Thanks. As you said I need exact frequency especially I need it as a input for DDS. You mentioned about other approach. Would you mind introduce me these approaches? I have no idea How to do this convert and I confused. I really appreciate if you can help me.

 

Regards

Arash

Expert Contributor
gszakacs
Posts: 5,253
Registered: ‎08-14-2007
0

Re: DCM question


arash-rezaee wrote:

Dear Gabor

 

Thanks. As you said I need exact frequency especially I need it as a input for DDS. You mentioned about other approach. Would you mind introduce me these approaches? I have no idea How to do this convert and I confused.
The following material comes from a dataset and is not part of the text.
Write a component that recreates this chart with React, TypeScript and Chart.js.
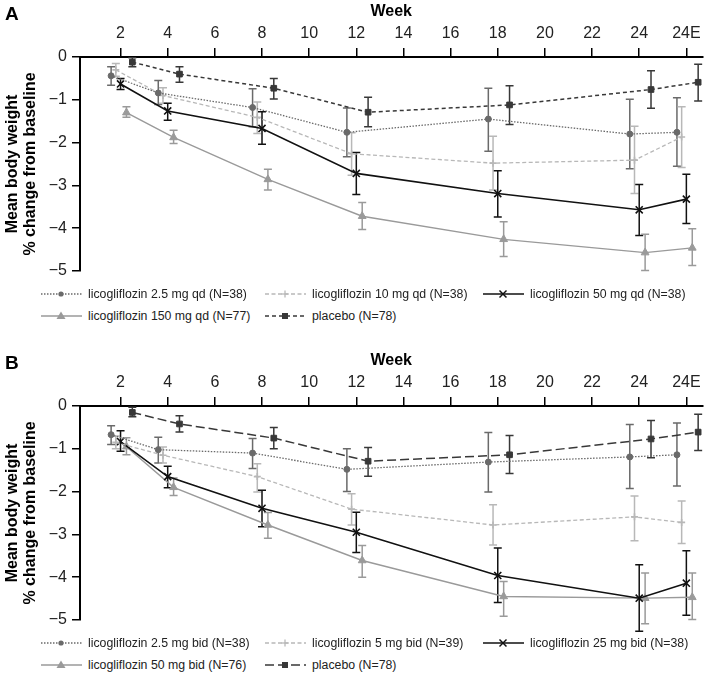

I really appreciate if you can help me.

 

Regards

Arash


Maybe a little more information would help.

 

What sort of DDS?  e.g. is it an external IC (part number & data sheet link would ne nice) or something inside the FPGA?

 

What's your jitter tolerance for the DDS input clock?

 

Why does the DDS need to run on 2^20 Hz instead of 10 MHz or any other convenient frequency?

 

Depending on the answer to these questions, there may be a more ideal solution.

 

-- Gabor

-- Gabor
Regular Visitor
arash-rezaee
Posts: 53
Registered: ‎02-01-2012
0

Re: DCM question

Ok. I want to use DDS inside the FPGA. I want to have sine generator and from the equation of DDS datasheet is my frequency is equal with my phase increment input bit, I will have 1Hz resolution. So if I have the frequency of 2^20 and my phase increment set to 20 bit with every bit increment in phase increment input I will have 1Hz increment in the output. That is why I need it to be 2^20. For generating sine wave from 20Hz to 20KHz with 1Hz variation if you have any other idea please let me know.

 

Regards

Expert Contributor
gszakacs
Posts: 5,253
Registered: ‎08-14-2007
0

Re: DCM question

I guess it depends on the accuracy you need.  If you start with a non-power-of-two frequency,

like 1.000 MHz instead of 2^20 Hz, then you will not generate an exact frequency in Hz, but with

enough bits in the DDS phase, you can come at least as close as the accuracy of your timebase.

For example using 1.000 MHz and 32 bits of phase, your resolution would be about 0.000233 Hz.

For an output frquency of 20 Hz, this represents 11 ppm of error.  If you need to enter the frequency

in Hz, then you would need to add a multiplier to generate the correct phase increment.  On the

other hand, if for example the frequency is being requested by a microprocessor in your system,

then the frequency could be specified by its phase increment, and the microprocessor could do

the conversion from Hz to phase increment.

 

If you use the DDS compiler, you can generate a core with a clock enable.  You can then run this

core directly from 10 MHz and enable its clock for one cycle out of every 10, effectively running

the DDS at 1 MHz.  In that case you don't need a DCM.

 

Another approach that would give you an exact frequency would be to design your own DDS

that uses a decimal accumulator to directly divide 1 MHz down to 1 Hz.  This accumulator would have

6 digits, the phase increment would be in decimal, and the SIN / COS table would have

either 2 or 3 digits (100 ro 1000 elements).  While this approach would allow you to have "exact"

frequencies, it would be a lot more complex.

 

-- Gabor

-- Gabor
Expert Contributor
rcingham
Posts: 2,010
Registered: ‎09-09-2010
0

Re: DCM question

Do you REALLY NEED exactly 1Hz resolution?

------------------------------------------
"If it don't work in simulation, it won't work on the board."
Regular Visitor
arash-rezaee
Posts: 53
Registered: ‎02-01-2012
0

Re: DCM question

Yeah. I need 1Hz resolution as long as I want to generate sine wave from 20Hz to 20KHz.